6) The balances/scales: When used in the singular the Quran expresses the general idea of justice e.g. “It is Allah Who has sent down the Book in Truth, and the Balance (by which to weigh conduct)” (Ash-Shura 42:17, c/f Ar-Rahman 55:7-9; Al-Hadid 57:25). Men’s deeds will be weighed in a kind of balance (Ash-Shura 42:17, Ar-Rahman 55:7-9, Al-Hadid 57:25). However, with the plural mawazin it is used only in fixed phrases of weighing men’s good and bad deeds in the eschatological balances Al-Muminun 23:102,103 c/f Al-Isra 17:8, 9; Al-Qariya 101:6-9; Al-‘Araf 7:8,9; Al-Anbiya 21:47).

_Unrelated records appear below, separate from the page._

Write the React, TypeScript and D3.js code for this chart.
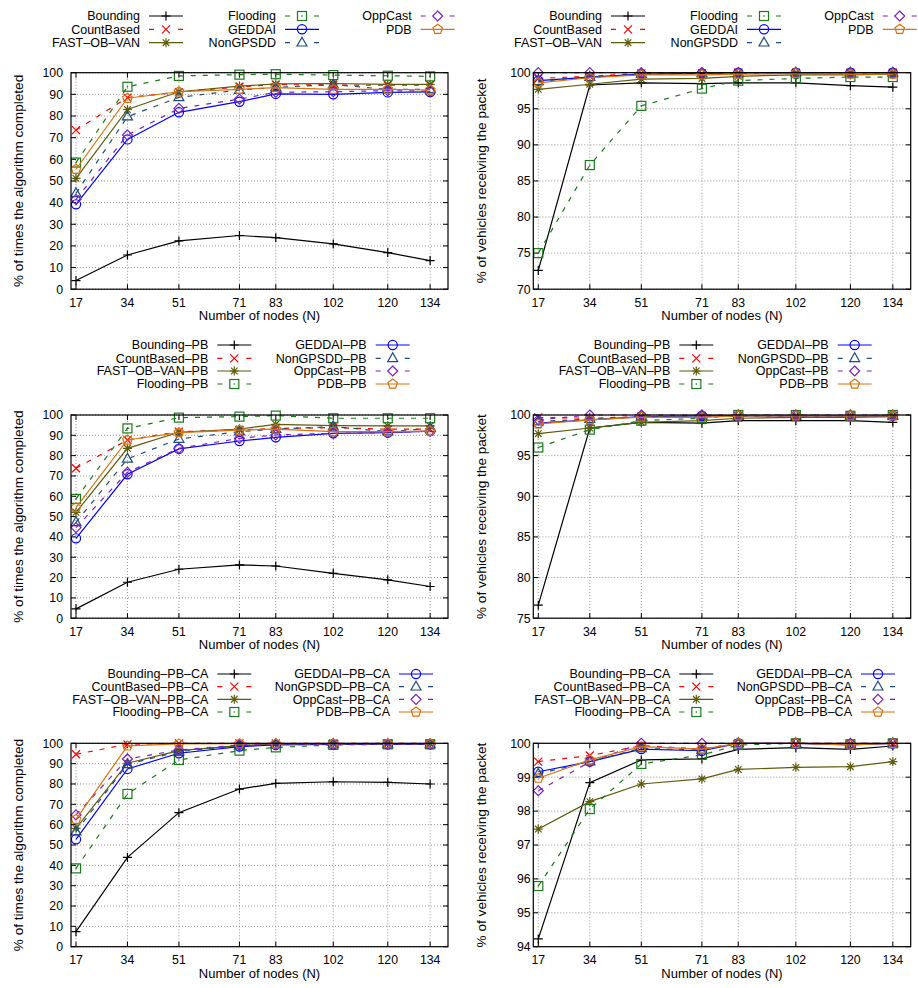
import React from "react";
import * as d3 from "d3";

const NODES = [17, 34, 51, 71, 83, 102, 120, 134];
const BASE_NAMES = ["Bounding", "CountBased", "FAST–OB–VAN", "Flooding", "GEDDAI", "NonGPSDD", "OppCast", "PDB"];
const SUFFIXES = ["", "–PB", "–PB–CA"];
const COLORS = ["#000000", "#ff0000", "#5c5c0a", "#1b7a1b", "#0000ff", "#1d4e7a", "#7a1fbf", "#d9730d"];
const DASHED = [false, true, false, true, false, true, true, false];
const MARKERS = ["plus", "cross", "star", "square", "circle", "triangle", "diamond", "pentagon"];

const Y_TICKS_COMPLETED = [0, 10, 20, 30, 40, 50, 60, 70, 80, 90, 100];
const Y_TICKS_RECV_BASE = [70, 75, 80, 85, 90, 95, 100];
const Y_TICKS_RECV_PB = [75, 80, 85, 90, 95, 100];
const Y_TICKS_RECV_PBCA = [94, 95, 96, 97, 98, 99, 100];

const completedBase = [
  [4.0, 15.8, 22.3, 24.8, 23.8, 20.9, 16.9, 13.2],
  [73.5, 88.5, 91.0, 93.5, 94.5, 94.3, 94.2, 94.3],
  [51.2, 83.0, 91.2, 93.8, 94.8, 95.0, 94.6, 94.6],
  [58.5, 93.5, 98.5, 99.1, 99.3, 98.9, 98.6, 98.3],
  [39.2, 69.2, 81.7, 86.6, 90.2, 90.0, 90.9, 91.1],
  [44.3, 79.7, 88.6, 92.0, 93.2, 94.5, 92.3, 92.3],
  [41.5, 71.2, 83.5, 87.8, 91.0, 91.2, 91.7, 91.5],
  [55.4, 88.2, 91.2, 92.3, 93.1, 92.3, 92.3, 92.0],
];
const receivedBase = [
  [72.6, 98.3, 98.6, 98.5, 98.6, 98.6, 98.2, 98.0],
  [99.2, 99.5, 99.9, 99.9, 100, 100, 100, 100],
  [97.7, 98.4, 99.1, 99.2, 99.5, 99.7, 99.7, 99.8],
  [75.0, 87.2, 95.4, 97.8, 98.9, 99.2, 99.4, 99.4],
  [98.9, 99.4, 99.8, 99.9, 100, 100, 100, 100],
  [98.8, 99.4, 99.8, 99.9, 99.9, 100, 100, 100],
  [100, 100, 100, 100, 100, 100, 100, 100],
  [98.6, 99.3, 99.7, 99.7, 99.8, 99.9, 99.8, 99.8],
];
const completedPB = [
  [4.6, 17.7, 24.1, 26.2, 25.7, 22.1, 18.9, 15.6],
  [73.8, 87.7, 91.8, 92.6, 93.4, 93.8, 93.0, 93.0],
  [52.1, 83.6, 91.5, 93.1, 95.4, 94.8, 94.6, 94.6],
  [58.7, 93.4, 98.7, 99.2, 99.7, 98.4, 98.4, 98.4],
  [39.3, 70.8, 83.3, 87.2, 89.0, 91.0, 91.3, 92.1],
  [47.2, 78.4, 88.2, 91.8, 93.0, 94.3, 91.8, 93.4],
  [44.6, 71.8, 83.6, 88.5, 90.2, 91.0, 91.3, 92.1],
  [54.4, 87.7, 91.3, 92.6, 93.0, 91.8, 91.8, 92.1],
];
const receivedPB = [
  [76.6, 98.4, 99.1, 99.0, 99.3, 99.3, 99.3, 99.1],
  [99.7, 99.6, 99.8, 99.9, 99.9, 99.9, 99.9, 99.9],
  [97.7, 98.4, 99.1, 99.3, 99.6, 99.7, 99.7, 99.8],
  [96.0, 98.2, 99.3, 99.6, 100, 100, 99.9, 100],
  [99.0, 99.4, 99.8, 99.9, 99.9, 99.9, 99.9, 99.9],
  [99.2, 99.5, 99.8, 99.9, 99.9, 99.9, 99.9, 99.9],
  [99.4, 100, 100, 100, 100, 100, 100, 100],
  [98.9, 99.4, 99.75, 99.7, 99.9, 99.9, 99.9, 99.9],
];
const completedPBCA = [
  [7.4, 43.9, 65.9, 77.5, 80.3, 81.1, 80.8, 80.0],
  [94.6, 99.5, 100, 100, 100, 100, 100, 100],
  [58.2, 90.2, 96.4, 98.9, 99.7, 99.8, 99.8, 99.8],
  [38.5, 75.1, 91.8, 96.4, 98.0, 99.2, 99.5, 99.5],
  [52.8, 87.4, 95.1, 98.4, 99.2, 99.5, 99.5, 99.5],
  [56.6, 89.7, 95.9, 98.9, 99.5, 99.5, 99.5, 99.5],
  [64.8, 92.3, 96.7, 99.2, 99.7, 99.7, 99.7, 99.7],
  [62.6, 98.7, 99.7, 99.8, 99.8, 99.8, 99.8, 99.8],
];
const receivedPBCA = [
  [94.23, 98.84, 99.51, 99.54, 99.82, 99.87, 99.82, 99.92],
  [99.46, 99.64, 99.93, 99.83, 100, 100, 100, 100],
  [97.47, 98.28, 98.8, 98.95, 99.23, 99.29, 99.31, 99.46],
  [95.79, 98.06, 99.39, 99.66, 99.95, 100, 99.97, 100],
  [99.16, 99.46, 99.83, 99.78, 100, 100, 99.95, 100],
  [99.1, 99.46, 99.85, 99.8, 100, 100, 99.97, 100],
  [98.6, 99.45, 100, 100, 100, 100, 100, 100],
  [98.97, 99.51, 99.9, 99.83, 100, 100, 99.95, 100],
];

const FONT = "'Liberation Sans', Arial, Helvetica, sans-serif";
const X_TITLE = "Number of nodes (N)";
const Y_TITLE_LEFT = "% of times the algorithm completed";
const Y_TITLE_RIGHT = "% of vehicles receiving the packet";

const ROWS = [
  { top: 72.7, bottom: 289.2, legendCols: [140, 276, 411.7], legendRows: [16, 29.3, 42.7] },
  { top: 415, bottom: 618.2, legendCols: [208.3, 366.7], legendRows: [345, 358.3, 371, 384] },
  { top: 743.3, bottom: 946.7, legendCols: [208.3, 390], legendRows: [674, 686.7, 699.3, 712] },
];
const COLS = [
  { x0: 71, x1: 448, labelGap: 8, titleX: 18.5, legendShift: 0 },
  { x0: 533.3, x1: 910.7, labelGap: 2.6, titleX: 481, legendShift: 462 },
];

function Marker({ type, x, y, color }: { type: string; x: number; y: number; color: string }) {
  const common = { stroke: color, strokeWidth: 1.2, fill: "none" };
  const s = 4.5;
  switch (type) {
    case "plus":
      return <path d={`M${x - s},${y}H${x + s}M${x},${y - s}V${y + s}`} {...common} />;
    case "cross":
      return <path d={`M${x - 4},${y - 4}L${x + 4},${y + 4}M${x + 4},${y - 4}L${x - 4},${y + 4}`} {...common} />;
    case "star":
      return (
        <path
          d={`M${x - s},${y}H${x + s}M${x},${y - s}V${y + s}M${x - 3.3},${y - 3.3}L${x + 3.3},${y + 3.3}M${x + 3.3},${y - 3.3}L${x - 3.3},${y + 3.3}`}
          {...common}
        />
      );
    case "square":
      return (
        <g>
          <rect x={x - s} y={y - s} width={2 * s} height={2 * s} {...common} />
          <circle cx={x} cy={y} r={0.8} fill={color} />
        </g>
      );
    case "circle":
      return <circle cx={x} cy={y} r={4.6} {...common} />;
    case "triangle":
      return <path d={`M${x},${y - 5.5}L${x + 5},${y + 3.3}L${x - 5},${y + 3.3}Z`} {...common} />;
    case "diamond":
      return <path d={`M${x},${y - 5}L${x + 5},${y}L${x},${y + 5}L${x - 5},${y}Z`} {...common} />;
    case "pentagon": {
      const pts = d3.range(5).map((k) => {
        const a = (-90 + 72 * k) * (Math.PI / 180);
        return `${x + 5 * Math.cos(a)},${y + 5 * Math.sin(a)}`;
      });
      return <path d={`M${pts.join("L")}Z`} {...common} />;
    }
    default:
      return null;
  }
}

function Panel({ data, rowIdx, colIdx, yTicks, yTitle, suffix }: any) {
  const row = ROWS[rowIdx];
  const col = COLS[colIdx];
  const x = d3.scaleLinear().domain([15.35, 139.9]).range([col.x0, col.x1]);
  const y = d3.scaleLinear().domain([yTicks[0], yTicks[yTicks.length - 1]]).range([row.bottom, row.top]);
  const line = d3
    .line<number>()
    .x((_, i) => x(NODES[i]))
    .y((d) => y(d));
  const tick = 5;
  const midY = (row.top + row.bottom) / 2;
  const nPerCol = row.legendRows.length;

  return (
    <g>
      {NODES.map((n) => (
        <line key={"gx" + n} x1={x(n)} x2={x(n)} y1={row.top} y2={row.bottom} stroke="#8a8a8a" strokeWidth={0.9} strokeDasharray="1,2" />
      ))}
      {yTicks.map((t: number) => (
        <line key={"gy" + t} x1={col.x0} x2={col.x1} y1={y(t)} y2={y(t)} stroke="#8a8a8a" strokeWidth={0.9} strokeDasharray="1,2" />
      ))}
      {NODES.map((n) => (
        <g key={"tx" + n}>
          <line x1={x(n)} x2={x(n)} y1={row.bottom} y2={row.bottom - tick} stroke="#000" strokeWidth={1} />
          <line x1={x(n)} x2={x(n)} y1={row.top} y2={row.top + tick} stroke="#000" strokeWidth={1} />
          <text x={x(n)} y={row.bottom + 17.5} textAnchor="middle" fontSize={12.3} fontFamily={FONT}>
            {n}
          </text>
        </g>
      ))}
      {yTicks.map((t: number) => (
        <g key={"ty" + t}>
          <line x1={col.x0} x2={col.x0 + tick} y1={y(t)} y2={y(t)} stroke="#000" strokeWidth={1} />
          <line x1={col.x1} x2={col.x1 - tick} y1={y(t)} y2={y(t)} stroke="#000" strokeWidth={1} />
          <text x={col.x0 - col.labelGap} y={y(t)} dy="0.35em" textAnchor="end" fontSize={12.3} fontFamily={FONT}>
            {t}
          </text>
        </g>
      ))}
      {data.map((vals: number[], si: number) => (
        <g key={"s" + si}>
          <path
            d={line(vals) || ""}
            fill="none"
            stroke={COLORS[si]}
            strokeWidth={1.2}
            strokeDasharray={DASHED[si] ? "5,7" : undefined}
          />
          {vals.map((v, i) => (
            <Marker key={i} type={MARKERS[si]} x={x(NODES[i])} y={y(v)} color={COLORS[si]} />
          ))}
        </g>
      ))}
      <rect x={col.x0} y={row.top} width={col.x1 - col.x0} height={row.bottom - row.top} fill="none" stroke="#000" strokeWidth={1.2} />
      <text x={(col.x0 + col.x1) / 2} y={row.bottom + 31} textAnchor="middle" fontSize={13} fontFamily={FONT}>
        {X_TITLE}
      </text>
      <text
        transform={`translate(${col.titleX},${midY}) rotate(-90)`}
        dy="0.35em"
        textAnchor="middle"
        fontSize={13.6}
        fontFamily={FONT}
      >
        {yTitle}
      </text>
      {BASE_NAMES.map((name, si) => {
        const c = Math.floor(si / nPerCol);
        const r = si % nPerCol;
        const tx = row.legendCols[c] + col.legendShift;
        const ly = row.legendRows[r];
        const sx0 = tx + 9;
        const sx1 = sx0 + 34;
        return (
          <g key={"lg" + si}>
            <text x={tx} y={ly} dy="0.35em" textAnchor="end" fontSize={12.5} fontFamily={FONT}>
              {name + suffix}
            </text>
            {DASHED[si] ? (
              <path d={`M${sx0},${ly}H${sx0 + 5}M${sx1 - 5},${ly}H${sx1}`} stroke={COLORS[si]} strokeWidth={1.2} />
            ) : (
              <line x1={sx0} x2={sx1} y1={ly} y2={ly} stroke={COLORS[si]} strokeWidth={1.2} />
            )}
            <Marker type={MARKERS[si]} x={(sx0 + sx1) / 2} y={ly} color={COLORS[si]} />
          </g>
        );
      })}
    </g>
  );
}

export default function App() {
  return (
    <svg width={918} height={988} style={{ position: "absolute", left: 0, top: 0, background: "#fff" }}>
      <rect width={918} height={988} fill="#fff" />
      <Panel data={completedBase} rowIdx={0} colIdx={0} yTicks={Y_TICKS_COMPLETED} yTitle={Y_TITLE_LEFT} suffix={SUFFIXES[0]} />
      <Panel data={receivedBase} rowIdx={0} colIdx={1} yTicks={Y_TICKS_RECV_BASE} yTitle={Y_TITLE_RIGHT} suffix={SUFFIXES[0]} />
      <Panel data={completedPB} rowIdx={1} colIdx={0} yTicks={Y_TICKS_COMPLETED} yTitle={Y_TITLE_LEFT} suffix={SUFFIXES[1]} />
      <Panel data={receivedPB} rowIdx={1} colIdx={1} yTicks={Y_TICKS_RECV_PB} yTitle={Y_TITLE_RIGHT} suffix={SUFFIXES[1]} />
      <Panel data={completedPBCA} rowIdx={2} colIdx={0} yTicks={Y_TICKS_COMPLETED} yTitle={Y_TITLE_LEFT} suffix={SUFFIXES[2]} />
      <Panel data={receivedPBCA} rowIdx={2} colIdx={1} yTicks={Y_TICKS_RECV_PBCA} yTitle={Y_TITLE_RIGHT} suffix={SUFFIXES[2]} />
    </svg>
  );
}
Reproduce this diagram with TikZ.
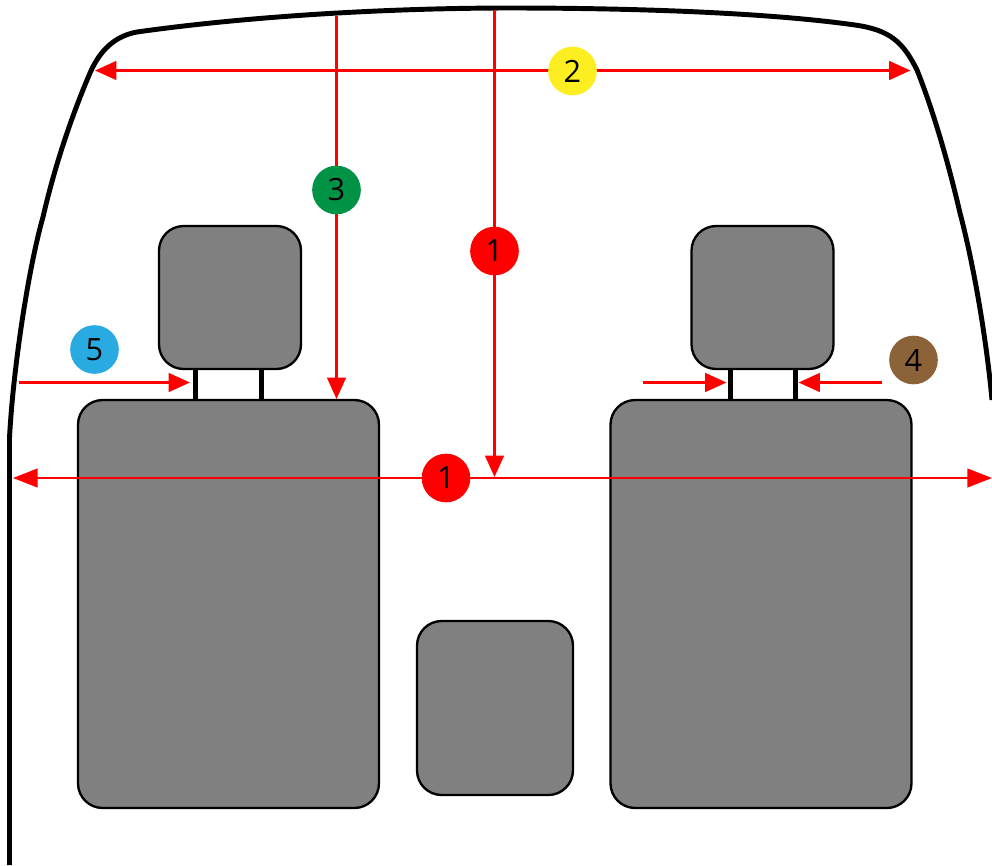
\documentclass[tikz,border=0pt]{standalone}
\usepackage{fontspec}
\setmainfont{Open Sans}
\usetikzlibrary{arrows.meta}
\definecolor{seatg}{HTML}{808080}
\definecolor{cyel}{HTML}{FCEE21}
\definecolor{cgrn}{HTML}{009245}
\definecolor{cblu}{HTML}{29ABE2}
\definecolor{cbrn}{HTML}{8C6239}
\tikzset{x=0.75pt,y=-0.75pt,
 seat/.style={draw=black,fill=seatg,line width=1.75pt,rounded corners=18.5pt},
 post/.style={draw=black,line width=3.75pt},
 body/.style={draw=black,line width=3.7pt},
 dim/.style={draw=red,line width=1.7pt},
 dimtip/.style={-{Triangle[length=16pt,width=14pt]}},
 dimboth/.style={{Triangle[length=16pt,width=14pt]}-{Triangle[length=16pt,width=14pt]}},
 dimlong/.style={{Triangle[length=18.5pt,width=14pt]}-{Triangle[length=18.5pt,width=14pt]}},
 badge/.style={circle,minimum size=36.5pt,inner sep=0pt,font=\fontsize{23}{23}\selectfont,text=black}}
\begin{document}
\begin{tikzpicture}
\useasboundingbox (0,0) rectangle (992,865);
\fill[white] (0,0) rectangle (992,865);
\draw[body] (9.5,865) -- (9.5,438)
  .. controls (13,370) and (28,270) .. (43,217)
  .. controls (55,165) and (72,115) .. (90,73)
  .. controls (100,50) and (115,36) .. (137,32)
  .. controls (250,16) and (390,8) .. (510,8)
  .. controls (640,8) and (770,13) .. (855,25)
  .. controls (890,30) and (903,42) .. (917,70)
  .. controls (935,115) and (950,170) .. (960,213)
  .. controls (975,270) and (987,345) .. (992,400);
\draw[post] (195.7,365) -- (195.7,402);
\draw[post] (261,365) -- (261,402);
\draw[post] (730,365) -- (730,402);
\draw[post] (795,365) -- (795,402);
\path[seat] (159,226) rectangle (301,369);
\path[seat] (691.5,226) rectangle (833.5,369);
\path[seat] (78,400) rectangle (379,808);
\path[seat] (610.5,400) rectangle (911.5,808);
\path[seat] (417,621) rectangle (573,795);
\coordinate (a1s) at (494.5,10);
\coordinate (a1e) at (494.5,477);
\coordinate (a3s) at (336.5,16);
\coordinate (a3e) at (336.5,399);
\coordinate (w1l) at (13,478);
\coordinate (w1r) at (992,478);
\coordinate (w2l) at (95,70.5);
\coordinate (w2r) at (910.5,70.5);
\coordinate (a5s) at (19,382.5);
\coordinate (a5e) at (190,382.5);
\coordinate (a4ls) at (643,382.5);
\coordinate (a4le) at (726.5,382.5);
\coordinate (a4rs) at (882,382.5);
\coordinate (a4re) at (798.5,382.5);
\draw[dim,dimtip] (a1s) -- (a1e);
\draw[dim,dimtip] (a3s) -- (a3e);
\draw[dim,dimlong] (w1l) -- (w1r);
\draw[dim,dimboth] (w2l) -- (w2r);
\draw[dim,dimtip] (a5s) -- (a5e);
\draw[dim,dimtip] (a4ls) -- (a4le);
\draw[dim,dimtip] (a4rs) -- (a4re);
\node[badge,fill=red] (b1a) at (494.5,251) {1};
\node[badge,fill=red] (b1b) at (446,478) {1};
\node[badge,fill=cyel] (b2) at (572.5,71) {2};
\node[badge,fill=cgrn] (b3) at (336.5,190) {3};
\node[badge,fill=cbrn] (b4) at (913.5,360) {4};
\node[badge,fill=cblu] (b5) at (94.5,349.5) {5};
\end{tikzpicture}
\end{document}
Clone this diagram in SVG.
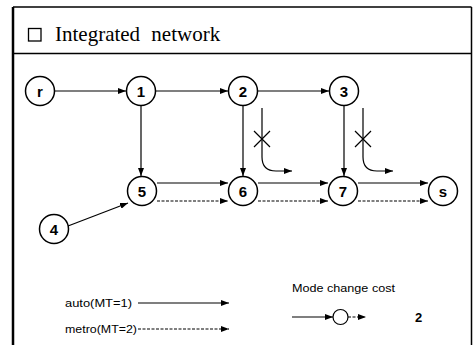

7) The intercession and the tank (Hawd) of Muhammad: The idea of the hawd, the paradisical pool of al-Kauthar at which on the day of resurrection Muhammad will meet his community is only found in the Tradition. The poor who have not known the pleasures of life will meet Muhammad at the pool. Although Muhammad pleads for them he is told by Allah that he does not know what they have done after his death. It has extensive dimensions, numberless drinking vessels, has milky and honey-sweet waters, has two spouts, one of gold the other of silver which emerge from paradise. Muhammad is represented as having a throne above the pool.